#### [Challenge]
Your task is to retype the lines from the opening of the material through the line that includes "p.ygrid.grid_line_color = None". Do not copy the pictures.

#### [Input material]
+ + +

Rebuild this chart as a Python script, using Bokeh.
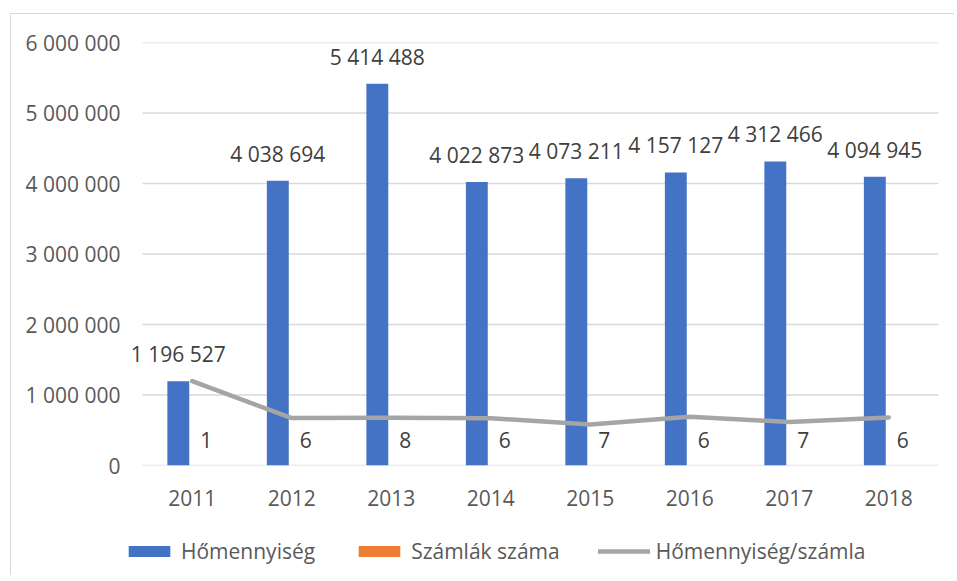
from bokeh.plotting import figure
from bokeh.layouts import column
from bokeh.models import (ColumnDataSource, Range1d, FixedTicker,
                          Legend, LegendItem, LabelSet)
from bokeh.transform import dodge
from bokeh.embed import file_html
from bokeh.resources import INLINE
from bokeh.core.properties import value

# ---- data ----
years = ["2011", "2012", "2013", "2014", "2015", "2016", "2017", "2018"]
homennyiseg = [1196527, 4038694, 5414488, 4022873, 4073211, 4157127, 4312466, 4094945]
szamlak_szama = [1, 6, 8, 6, 7, 6, 7, 6]
hom_per_szamla = [1196527, 673116, 676811, 670479, 581887, 692855, 616067, 682491]
y_ticks = [0, 1000000, 2000000, 3000000, 4000000, 5000000, 6000000]

def fmt(v):
    return f"{v:,}".replace(",", " ")

xs = list(range(len(years)))  # category positions

src = ColumnDataSource(dict(
    x=xs,
    hom=homennyiseg,
    szam=szamlak_szama,
    ratio=hom_per_szamla,
    hom_lbl=[fmt(v) for v in homennyiseg],
    szam_lbl=[fmt(v) for v in szamlak_szama],
))

FONT = "Open Sans"
FS = "21px"
W = 943

blue = "#4472c4"
orange = "#ed7d31"
gray = "#a5a5a5"
grid_c = "#d9d9d9"

p = figure(x_range=Range1d(-0.6910, len(years) - 0.5),
           y_range=Range1d(0, 6000000),
           width=W, height=501, output_backend="svg", toolbar_location=None,
           min_border_left=112, min_border_right=16, min_border_top=28,
           min_border_bottom=50)
p.outline_line_color = None
p.background_fill_color = "white"
p.border_fill_color = "white"
p.xgrid.grid_line_color = None
p.ygrid.grid_line_color = None

# horizontal gridlines spanning the category area only
p.segment(x0=[xs[0] - 0.5] * len(y_ticks), x1=[xs[-1] + 0.5] * len(y_ticks),
          y0=y_ticks, y1=y_ticks, line_color=grid_c, line_width=1.5)

r1 = p.vbar(x=dodge("x", -0.14), top="hom", width=0.22, source=src,
            fill_color=blue, line_color=None)
r2 = p.vbar(x=dodge("x", 0.14), top="szam", width=0.22, source=src,
            fill_color=orange, line_color=None)
r3 = p.line(x="x", y="ratio", source=src, line_color=gray, line_width=4.5,
            line_cap="round", line_join="round")

lab1 = LabelSet(x=dodge("x", -0.14), y="hom", text="hom_lbl",
                source=src, text_align="center", text_baseline="alphabetic",
                y_offset=19, text_font=value(FONT), text_font_size=FS,
                text_color="#404040")
lab2 = LabelSet(x=dodge("x", 0.14), y="szam", text="szam_lbl",
                source=src, text_align="center", text_baseline="alphabetic",
                y_offset=17, text_font=value(FONT), text_font_size=FS,
                text_color="#404040")
p.add_layout(lab1)
p.add_layout(lab2)

# axes
p.yaxis.ticker = FixedTicker(ticks=y_ticks)
p.yaxis.major_label_overrides = {t: fmt(t) for t in y_ticks}
p.yaxis.axis_line_color = None
p.yaxis.major_tick_line_color = None
p.yaxis.minor_tick_line_color = None
p.yaxis.major_label_standoff = -3
p.yaxis.major_label_text_font = FONT
p.yaxis.major_label_text_font_size = FS
p.yaxis.major_label_text_color = "#595959"

p.xaxis.ticker = FixedTicker(ticks=xs)
p.xaxis.major_label_overrides = {i: y for i, y in zip(xs, years)}
p.xaxis.axis_line_color = None
p.xaxis.major_tick_line_color = None
p.xaxis.minor_tick_line_color = None
p.xaxis.major_label_standoff = 18
p.xaxis.major_label_text_font = FONT
p.xaxis.major_label_text_font_size = FS
p.xaxis.major_label_text_color = "#595959"

# ---- legend strip ----
lg = figure(width=W, height=60, output_backend="svg", toolbar_location=None,
            x_range=Range1d(0, 1), y_range=Range1d(0, 1),
            x_axis_type=None, y_axis_type=None,
            min_border_left=0, min_border_right=0, min_border_top=0,
            min_border_bottom=0)
lg.outline_line_color = None
lg.xgrid.grid_line_color = None
lg.ygrid.grid_line_color = None
lg.background_fill_color = "white"
lg.border_fill_color = "white"
d1 = lg.vbar(x="x", top="hom", width=0.22, source=src, fill_color=blue,
             line_color=None, visible=False)
d2 = lg.vbar(x="x", top="szam", width=0.22, source=src, fill_color=orange,
             line_color=None, visible=False)
d3 = lg.line(x="x", y="ratio", source=src, line_color=gray, line_width=4.5,
             line_cap="round", visible=False)

legend = Legend(items=[
    LegendItem(label="Hőmennyiség", renderers=[d1]),
    LegendItem(label="Számlák száma", renderers=[d2]),
    LegendItem(label="Hőmennyiség/számla", renderers=[d3]),
], orientation="horizontal", location=(0, 10), click_policy="none")
legend.glyph_width = 52
legend.glyph_height = 14
legend.label_standoff = 6
legend.spacing = 38
legend.padding = 0
legend.margin = 0
legend.border_line_color = None
legend.background_fill_alpha = 0
legend.label_text_font = FONT
legend.label_text_font_size = FS
legend.label_text_color = "#595959"
lg.add_layout(legend, "center")

layout = column(p, lg, spacing=0)
layout.margin = (13, 0, 0, 10)
layout.styles = {"border-left": "1.5px solid #d9d9d9", "border-top": "1.5px solid #d9d9d9"}

open("out.html", "w").write(file_html(layout, INLINE))
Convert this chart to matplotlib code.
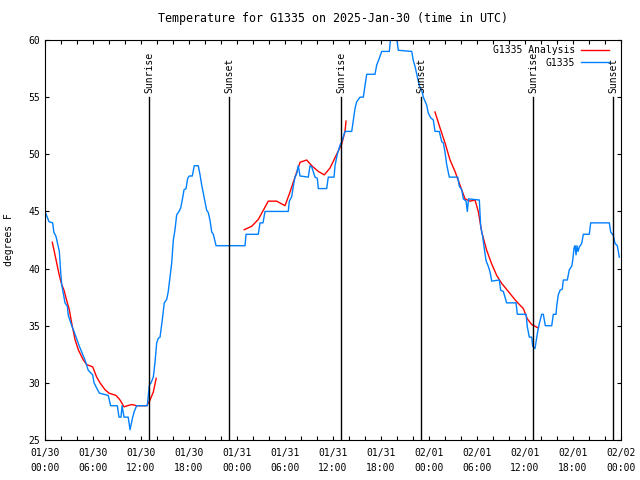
import numpy as np
import matplotlib
matplotlib.use("Agg")
import matplotlib.pyplot as plt

# hours since 2025-01-30 00:00 UTC
obs_hours = [0.0, 0.5, 0.96, 1.1, 1.38, 1.54, 1.79, 1.96, 2.09, 2.29, 2.5, 2.79, 2.91,
             3.34, 3.63, 3.88, 4.29, 4.59, 5.0, 5.41, 5.96, 6.13, 6.79, 7.91, 8.2,
             9.04, 9.25, 9.5, 9.63, 9.88, 10.4, 10.63, 10.96, 11.16, 11.46, 12.79,
             13.04, 13.25, 13.54, 13.75, 13.96, 14.16, 14.38, 14.66, 14.91, 15.21,
             15.41, 15.63, 15.84, 16.04, 16.25, 16.46, 16.75, 16.96, 17.16, 17.38,
             17.63, 17.84, 18.04, 18.41, 18.66, 19.16, 19.38, 19.59, 19.79, 20.0,
             20.21, 20.41, 20.63, 20.84, 21.04, 21.38, 25.0, 25.13, 26.66, 26.88,
             27.25, 27.5, 30.41, 30.54, 30.84, 31.04, 31.25, 31.46, 31.66, 31.88,
             32.91, 33.13, 33.34, 33.75, 34.04, 34.16, 35.21, 35.41, 36.13, 36.25,
             36.54, 36.88, 37.09, 37.5, 38.34, 38.54, 38.75, 38.96, 39.38, 39.79,
             40.0, 40.21, 41.25, 41.46, 41.79, 42.09, 43.04, 43.21, 43.96, 44.16,
             45.84, 46.04, 46.25, 46.54, 46.79, 47.09, 47.29, 47.71, 47.91, 48.21,
             48.54, 48.75, 49.29, 49.59, 49.79, 50.0, 50.21, 50.54, 51.59, 51.79,
             52.09, 52.29, 52.63, 52.79, 52.94, 54.29, 54.46, 54.71, 54.88, 55.13,
             55.41, 55.63, 55.84, 56.79, 56.96, 57.29, 57.71, 58.88, 59.04, 60.13,
             60.29, 60.54, 60.84, 60.96, 61.25, 61.54, 61.79, 62.09, 62.29, 62.54,
             63.34, 63.54, 63.88, 63.96, 64.16, 64.38, 64.66, 64.79, 65.29, 65.54,
             65.84, 65.96, 66.13, 66.25, 66.38, 66.5, 66.63, 66.79, 67.09, 67.29,
             68.04, 68.21, 70.54, 70.71, 71.04, 71.25, 71.54, 71.66, 71.79]
obs_temps = [45.0, 44.1, 44.0, 43.2, 42.8, 42.3, 41.5, 39.7, 38.6, 37.8, 37.0, 36.7, 35.9,
             35.0, 34.5, 34.0, 33.2, 32.7, 32.0, 31.1, 30.7, 30.0, 29.1, 28.9, 28.0,
             28.0, 27.0, 27.0, 28.0, 27.0, 27.0, 25.9, 27.0, 27.5, 28.0, 28.0,
             29.8, 30.0, 30.5, 31.8, 33.5, 33.9, 34.0, 35.5, 37.0, 37.3,
             38.0, 39.3, 40.5, 42.5, 43.4, 44.7, 45.0, 45.3, 46.0, 46.9,
             47.0, 47.9, 48.1, 48.1, 49.0, 49.0, 48.2, 47.3, 46.6, 45.9,
             45.1, 44.9, 44.2, 43.2, 43.0, 42.0, 42.0, 43.0, 43.0, 44.0,
             44.0, 45.0, 45.0, 45.9, 46.3, 47.2, 48.0, 48.3, 49.0, 48.1,
             48.0, 49.0, 48.9, 48.0, 47.9, 47.0, 47.0, 48.0, 48.0, 49.0,
             50.0, 50.8, 51.1, 52.0, 52.0, 53.0, 54.0, 54.6, 55.0, 55.0,
             56.0, 57.0, 57.0, 57.8, 58.4, 59.0, 59.0, 60.2, 60.2, 59.1,
             59.0, 58.2, 57.7, 56.8, 56.0, 55.6, 55.0, 54.3, 53.6, 53.2,
             53.0, 52.0, 52.0, 51.1, 51.0, 50.2, 49.1, 48.0, 48.0, 47.2,
             46.9, 46.1, 45.9, 45.0, 46.1, 46.0, 43.7, 42.8, 41.9, 40.7,
             40.2, 39.7, 38.9, 39.0, 38.1, 38.0, 37.0, 37.0, 36.0, 36.0,
             34.9, 34.0, 34.0, 33.2, 33.0, 34.3, 35.2, 36.0, 36.0, 35.0,
             35.0, 36.0, 36.0, 36.7, 37.7, 38.1, 38.2, 39.0, 39.0, 39.9,
             40.2, 40.7, 41.8, 42.0, 41.2, 42.0, 41.5, 41.9, 42.2, 43.0,
             43.0, 44.0, 44.0, 43.2, 42.9, 42.2, 42.0, 41.5, 41.0]

# analysis, nan = gap
ana_hours = [0.91, 1.13, 1.46, 1.79, 2.09, 2.38, 2.71, 3.04, 3.34, 3.75, 4.16, 4.79,
             5.21, 5.96, 6.46, 6.88, 7.5, 8.0, 8.88, 9.38, 9.88, 10.29, 10.84, 11.5,
             12.71, 13.13, 13.54, 13.9, np.nan,
             24.9, 25.84, 26.66, 27.29, 27.91, 28.96, 30.0, 30.63, 31.25, 31.88,
             32.71, 33.34, 34.16, 34.91, 35.63, 36.46, 37.09, 37.5, 37.63, np.nan,
             48.75, 49.38, 50.0, 50.63, 51.25, 51.88, 52.5, 53.13, 53.75, 54.16,
             54.59, 55.21, 55.84, 56.46, 57.09, 57.91, 58.96, 59.79, 60.29, 60.84,
             61.67]
ana_temps = [42.3, 41.6, 40.5, 39.4, 38.6, 38.1, 37.2, 36.4, 35.2, 33.8, 32.9, 32.0,
             31.6, 31.4, 30.5, 30.0, 29.4, 29.1, 28.9, 28.5, 27.9, 28.0, 28.1, 28.0,
             28.0, 28.5, 29.2, 30.4, np.nan,
             43.4, 43.7, 44.3, 45.1, 45.9, 45.9, 45.5, 46.7, 48.0, 49.3,
             49.5, 49.0, 48.5, 48.2, 48.8, 50.0, 50.9, 52.0, 52.9, np.nan,
             53.7, 52.3, 51.0, 49.5, 48.5, 47.3, 46.1, 45.9, 46.0, 45.0,
             43.2, 41.6, 40.4, 39.4, 38.7, 38.0, 37.1, 36.5, 35.6, 35.1,
             34.8]

sun_hours = [13, 23, 37, 47, 61, 71]
sun_names = ["Sunrise", "Sunset", "Sunrise", "Sunset", "Sunrise", "Sunset"]

tick_hours = [0, 6, 12, 18, 24, 30, 36, 42, 48, 54, 60, 66, 72]
tick_labels = ["01/30\n00:00", "01/30\n06:00", "01/30\n12:00", "01/30\n18:00",
               "01/31\n00:00", "01/31\n06:00", "01/31\n12:00", "01/31\n18:00",
               "02/01\n00:00", "02/01\n06:00", "02/01\n12:00", "02/01\n18:00",
               "02/02\n00:00"]

plt.rcParams['font.family'] = ['DejaVu Sans Mono']
plt.rcParams['font.size'] = 7

fig = plt.figure(figsize=(6.4, 4.8), dpi=100)
ax = fig.add_axes([45 / 640, 40 / 480, 576 / 640, 400 / 480])

ax.plot(ana_hours, ana_temps, color='#ff0000', lw=1.0, label='G1335 Analysis')
ax.plot(obs_hours, obs_temps, color='#0080ff', lw=1.0, label='G1335')

# sunrise / sunset markers
for h, name in zip(sun_hours, sun_names):
    ax.plot([h, h], [25, 55], color='black', lw=1.0)
    ax.text(h, 55.4, name, rotation=90, ha='center', va='bottom')

ax.set_xlim(0, 72)
ax.set_ylim(25, 60)
ax.set_xticks(tick_hours)
ax.set_xticklabels(tick_labels, linespacing=1.55)
ax.set_xticks(np.arange(0, 73, 2), minor=True)
ax.set_yticks(np.arange(25, 61, 5))
ax.tick_params(which='both', direction='in', top=True, right=True, length=3, width=0.8)
ax.tick_params(axis='x', pad=6)
ax.set_ylabel('degrees F', labelpad=10)
ax.set_title('Temperature for G1335 on 2025-Jan-30 (time in UTC)', pad=13)

ax.legend(loc='upper right', bbox_to_anchor=(0.986, 0.997), borderaxespad=0,
          frameon=False, markerfirst=False, handlelength=2.9,
          handletextpad=0.6, labelspacing=0.25)

fig.savefig('out.png', dpi=100)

+ + +

#### [Task result]
Rebuild this chart as a Python script, using Bokeh.
from bokeh.plotting import figure
from bokeh.layouts import column
from bokeh.models import (ColumnDataSource, Range1d, FixedTicker,
                          Legend, LegendItem, LabelSet)
from bokeh.transform import dodge
from bokeh.embed import file_html
from bokeh.resources import INLINE
from bokeh.core.properties import value

# ---- data ----
years = ["2011", "2012", "2013", "2014", "2015", "2016", "2017", "2018"]
homennyiseg = [1196527, 4038694, 5414488, 4022873, 4073211, 4157127, 4312466, 4094945]
szamlak_szama = [1, 6, 8, 6, 7, 6, 7, 6]
hom_per_szamla = [1196527, 673116, 676811, 670479, 581887, 692855, 616067, 682491]
y_ticks = [0, 1000000, 2000000, 3000000, 4000000, 5000000, 6000000]

def fmt(v):
    return f"{v:,}".replace(",", " ")

xs = list(range(len(years)))  # category positions

src = ColumnDataSource(dict(
    x=xs,
    hom=homennyiseg,
    szam=szamlak_szama,
    ratio=hom_per_szamla,
    hom_lbl=[fmt(v) for v in homennyiseg],
    szam_lbl=[fmt(v) for v in szamlak_szama],
))

FONT = "Open Sans"
FS = "21px"
W = 943

blue = "#4472c4"
orange = "#ed7d31"
gray = "#a5a5a5"
grid_c = "#d9d9d9"

p = figure(x_range=Range1d(-0.6910, len(years) - 0.5),
           y_range=Range1d(0, 6000000),
           width=W, height=501, output_backend="svg", toolbar_location=None,
           min_border_left=112, min_border_right=16, min_border_top=28,
           min_border_bottom=50)
p.outline_line_color = None
p.background_fill_color = "white"
p.border_fill_color = "white"
p.xgrid.grid_line_color = None
p.ygrid.grid_line_color = None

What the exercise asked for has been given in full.